The hotel is perched on the side of a ravine and its views are extraordinary. We were given the terrace to ourselves with a barbeque and there we gave our guest the de-brief of the day. There was a charming simplicity permeating the group. We had issued the children with booklets to identify some geological elements of the hike as well as some flora and fauna. The children were encouraged to take photos of interesting things they saw along the way.
We rose early, ready for our exciting expedition to Wadi Bukla. This Wadi is full of water most of the year round and is clear, cool and perfect for swimming, wading and jumping from some of the rocks that flank the water below. A twenty minute walk along the dry wadi bed led us to the first pool. Shallow and manageable for all, we continued on through more pristine waters to a small waterfall and arrived at a larger lagoon where there was enough room for 20 also people to jump in and swim around. Making sure everyone is safe during these exciting moments is crucial. I could see Jon’s head gently nodding as he did several head counts in the water. Beyond this lake are more beautiful pools of clear water reflecting the rocky landscapes. So much to explore. We turned around here, though, conscious of the big group and the smaller gaps to navigate through.
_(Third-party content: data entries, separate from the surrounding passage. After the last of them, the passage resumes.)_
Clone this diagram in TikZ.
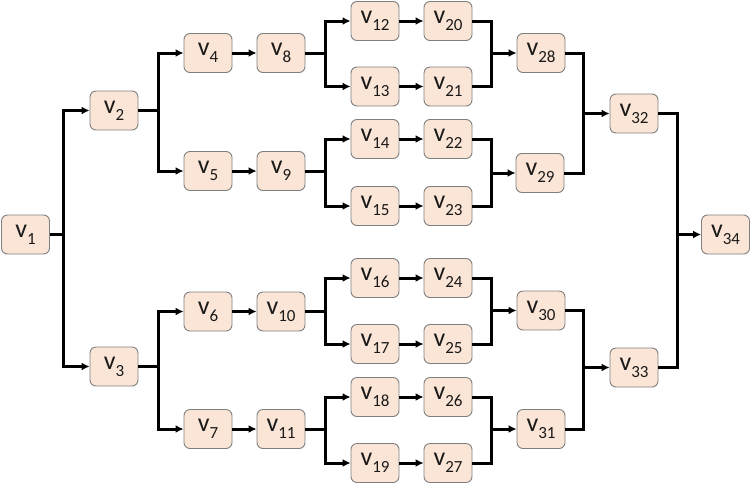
\documentclass[tikz,border=0pt]{standalone}
\usepackage{fontspec}
\setmainfont{Carlito}
\usetikzlibrary{arrows.meta}
\definecolor{boxfill}{HTML}{FBE5D6}
\definecolor{boxline}{HTML}{7F7F7F}
\definecolor{txt}{HTML}{1A1A1A}
\newcommand{\vlab}[1]{v\raisebox{-0.28em}{\fontsize{17}{17}\selectfont #1}}
\begin{document}
\begin{tikzpicture}[x=1pt,y=-1pt,
  vbox/.style={draw=boxline,fill=boxfill,line width=0.9pt,rounded corners=6pt,
    minimum width=48pt,minimum height=39pt,inner sep=0pt,text=txt,
    font=\fontsize{26}{26}\selectfont},
  conn/.style={line width=3pt,black},
  arr/.style={conn,-{Latex[length=8pt,width=8pt]}}]
\useasboundingbox (0,0) rectangle (751,485);
% nodes
\node[vbox] (v1) at (25.5,234.5) {\vlab{1}};
\node[vbox] (v2) at (114,110.5) {\vlab{2}};
\node[vbox] (v3) at (114,366.5) {\vlab{3}};
\node[vbox] (v4) at (208,53) {\vlab{4}};
\node[vbox] (v5) at (208,171) {\vlab{5}};
\node[vbox] (v6) at (208,311.5) {\vlab{6}};
\node[vbox] (v7) at (208,429) {\vlab{7}};
\node[vbox] (v8) at (281,53) {\vlab{8}};
\node[vbox] (v9) at (281,171) {\vlab{9}};
\node[vbox] (v10) at (281,311.5) {\vlab{10}};
\node[vbox] (v11) at (281,429) {\vlab{11}};
\node[vbox] (v12) at (375,21) {\vlab{12}};
\node[vbox] (v13) at (375,86.5) {\vlab{13}};
\node[vbox] (v14) at (375,139) {\vlab{14}};
\node[vbox] (v15) at (375,206) {\vlab{15}};
\node[vbox] (v16) at (375,278) {\vlab{16}};
\node[vbox] (v17) at (375,344) {\vlab{17}};
\node[vbox] (v18) at (375,397) {\vlab{18}};
\node[vbox] (v19) at (375,463) {\vlab{19}};
\node[vbox] (v20) at (448,21) {\vlab{20}};
\node[vbox] (v21) at (448,86.5) {\vlab{21}};
\node[vbox] (v22) at (448,139) {\vlab{22}};
\node[vbox] (v23) at (448,206) {\vlab{23}};
\node[vbox] (v24) at (448,278) {\vlab{24}};
\node[vbox] (v25) at (448,344) {\vlab{25}};
\node[vbox] (v26) at (448,397) {\vlab{26}};
\node[vbox] (v27) at (448,463) {\vlab{27}};
\node[vbox] (v28) at (541,53) {\vlab{28}};
\node[vbox] (v29) at (540,173) {\vlab{29}};
\node[vbox] (v30) at (541,310.5) {\vlab{30}};
\node[vbox] (v31) at (541,429) {\vlab{31}};
\node[vbox] (v32) at (634,113.5) {\vlab{32}};
\node[vbox] (v33) at (634,367.5) {\vlab{33}};
\node[vbox] (v34) at (725.5,234.5) {\vlab{34}};
% fork coordinates
\coordinate (f1) at (63,234.5);
\coordinate (f2) at (158,110.5);
\coordinate (f3) at (158,366.5);
\coordinate (f8) at (325,53);
\coordinate (f9) at (325,171);
\coordinate (f10) at (325,311.5);
\coordinate (f11) at (325,429);
% merge coordinates
\coordinate (m28) at (491,53);
\coordinate (m29) at (491,173);
\coordinate (m30) at (491,310.5);
\coordinate (m31) at (491,429);
\coordinate (m32) at (583,113.5);
\coordinate (m33) at (583,367.5);
\coordinate (m34) at (677,234.5);
% forks
\foreach \s/\f/\a/\b in {v1/f1/v2/v3, v2/f2/v4/v5, v3/f3/v6/v7,
  v8/f8/v12/v13, v9/f9/v14/v15, v10/f10/v16/v17, v11/f11/v18/v19}{
  \draw[conn] (\s.east) -- (\f);
  \draw[arr] (\f) |- (\a.west);
  \draw[arr] (\f) |- (\b.west);
}
% straight arrows
\foreach \a/\b in {v4/v8, v5/v9, v6/v10, v7/v11,
  v12/v20, v13/v21, v14/v22, v15/v23, v16/v24, v17/v25, v18/v26, v19/v27}{
  \draw[arr] (\a.east) -- (\b.west);
}
% merges
\foreach \a/\b/\m/\t in {v20/v21/m28/v28, v22/v23/m29/v29, v24/v25/m30/v30,
  v26/v27/m31/v31, v28/v29/m32/v32, v30/v31/m33/v33, v32/v33/m34/v34}{
  \draw[conn] (\a.east) -| (\m);
  \draw[conn] (\b.east) -| (\m);
  \draw[arr] (\m) -- (\t.west);
}
\end{tikzpicture}
\end{document}
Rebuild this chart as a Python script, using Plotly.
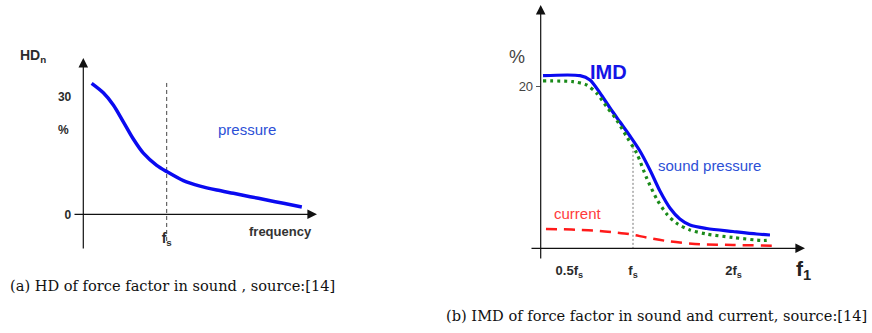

There were many geologists among us on this trip with lots of knowledge about the landscape but the topic that we all enjoyed was that of the water scorpion. Feared by many, revered by some. Lutz, one of the geologists had managed to take a couple of excellent shots of this creature under the water. Unbeknown to me, as 20 little swimmers weaved their way through the wadi. Great excitement ensued as we attempted to identify the beautiful creature. Rare and dangerous! How lucky we were that nobody had been bitten by such an invisible creature submerged just under the surface as we waded passed! The group was delighted to have made such a find, much more interesting than the million years of rock formations all around us. It was only the day after, when Monica posted on our separate staff group that water scorpion was perhaps not so exotic at all.
But, our group was so excited we thought we’d keep this to ourselves.